Toward a Better Future

Interdisciplinary Humanities Center to present “Regeneration” lecture series

We live in disconcerting times. Pandemic, social unrest, political upheaval — it can seem apocalyptic, like we’ve finally reached the end of the line. But the truth is that we’ve been clutching our pearls and awaiting the end of civilization since we learned how to turn rocks into tools and weapons.

That’s why it’s important to remember that societies have been extraordinarily resilient, moving from crises and instability to eras of sustainable rebirth.

UC Santa Barbara’s Interdisciplinary Humanities Center (IHC) will explore this resilience with “Regeneration,” a public events series for 2021-22. Through speakers and presentations, the series will examine how societies and cultures in previous historical eras have moved from crisis and upheaval into periods of sustainable and equitable growth.

The series kicks off Thursday, Oct. 14, at 4 p.m. with “Environmental Justice as Regeneration,” a remote lecture by David N. Pellow, who holds the Dehlsen Chair in the Department of Environmental Studies and is director of the campus’s Global Environmental Justice Project. The event is free and open to the public.

“In this moment of increased anxieties and concerns about global climate change, racial violence and a worldwide pandemic,” Pellow said, “environmental justice scholars and activists can offer a compelling set of questions and frameworks that present new directions for promoting critical thinking and transformative action that are so urgently needed.”

IHC director Susan Derwin called Pellow the ideal person to launch the series.

“He has an extensive body of scholarship on issues of environmental and social justice, including abolition ecology, radical environmental and animal rights movements, and on how environmental privilege and environmental racism impact local ecologies,” she said. “He is also active in the environmental justice movement on the grass-roots level here on the Central Coast and beyond.”

Next in the “Regeneration” series will be a conversation with Clint Smith, a writer at The Atlantic, and Derwin on Wednesday, Nov. 3, at 4 p.m. Smith is the author of the narrative non-fiction book “How the Word Is Passed: A Reckoning with the History of Slavery Across America” (Little, Brown and Company). Their conversation will be followed by a Q&A.

Additional events are listed on the “Regeneration” web page.

With everything going on in the world, Derwin said, the time was ripe to explore the past as we contemplate the future.

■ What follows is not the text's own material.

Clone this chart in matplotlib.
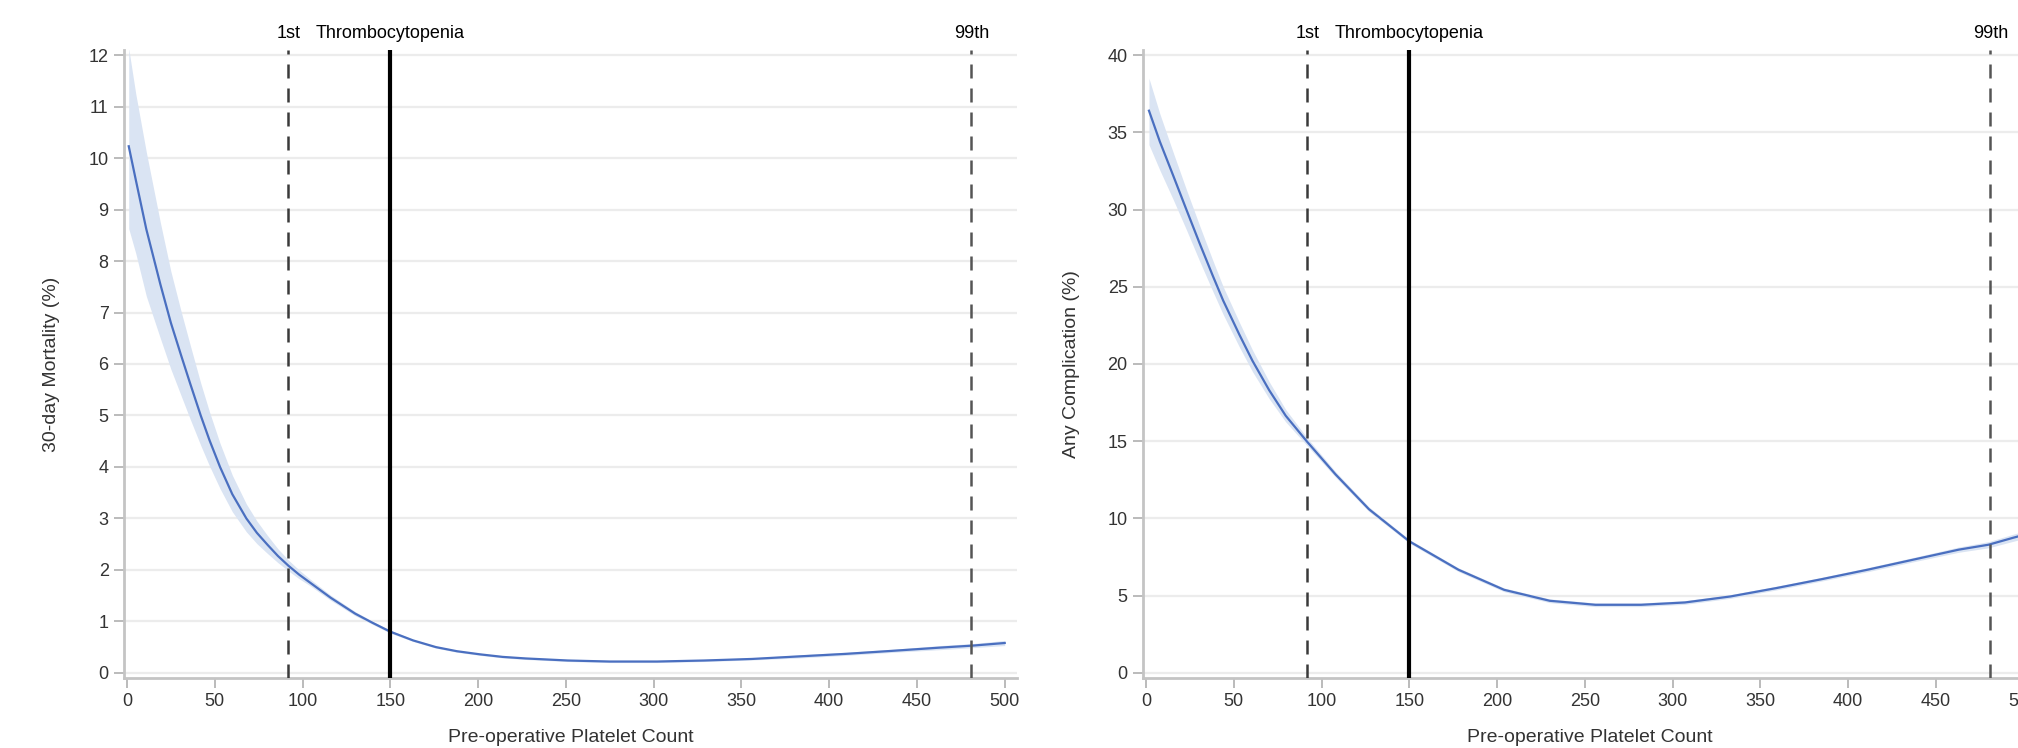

“We started thinking about the upcoming year’s public events series in the midst of the global pandemic,” she said. “Our community and the nation were experiencing precarity and loss, and there were urgent calls to redress the systemic inequities informing our social institutions. We decided upon ‘Regeneration’ as a topic that would help us envision a better future and engage with the key areas of anthropogenic climate change, urban crisis, global conflict and the hunger and need for cultural preservation and renewal.”